The story kicks off in 1978 at the school and follows the adolescent trials and tribulations of sensitive but mature Kathy, sexy, clever Ruth and volatile, introvert Tommy, with the two girls each vying for the latter’s affection.

Sheltered from the outside world, the students are initially unaware of the sinister truth behind their almost perfect existence, until a concerned teacher lets slip they are clones, being groomed as organ donors.

Growing up with the horrible truth that they will probably not live beyond their 30s, as adults, the friends become embroiled in an ultimately doomed love triangle with each other.

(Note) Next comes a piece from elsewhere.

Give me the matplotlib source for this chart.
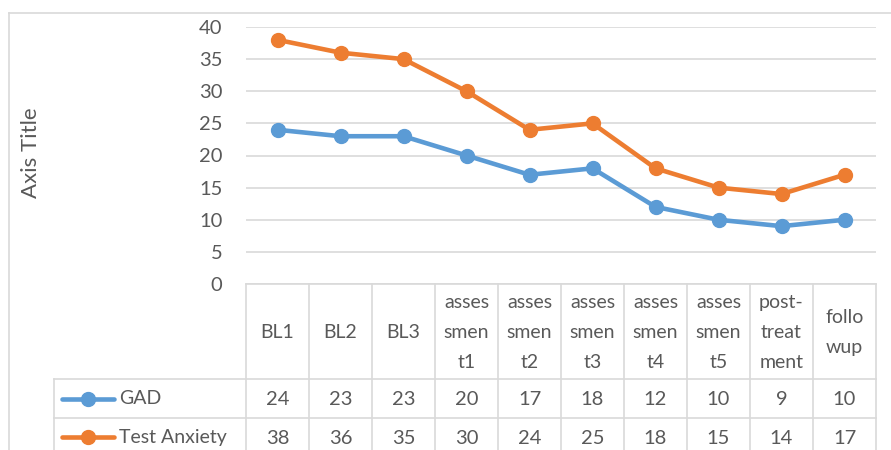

Never Let Me Go is a study of the state’s power over the citizen and there’s a frustrating futility about the characters’ attempts to delay the inevitable.

They are so conditioned into believing there is no viable alternative for them, rather than put up a fight, they practically roll over and accept their dreadful fate.

You can’t help wanting to jump into the screen, give them a good shake and tell them to run for the hills.

The film raises some interesting questions about submission to authority but its glossy Merchant Ivory production values serve to soften the powerful blow Romanek was clearly aiming for.

Nevertheless, Keira Knightly shines as the adult Ruth while Andrew Garfield is perfectly cast as the gangly, vulnerable Tommy.

But the real star of this film is Carey Mulligan who is simply outstanding as Kathy and again proves herself as one of Britain’s most talented young actresses today.

Never Let Me Go may not be the gutsy melodrama many were hoping would set the film festival alight, but it’s a thought-provoking, if a little contrived, tearjerker nevertheless.

Never Let Me Go (12A) opened the London Film Festival and will be released in cinemas nationwide on February 11.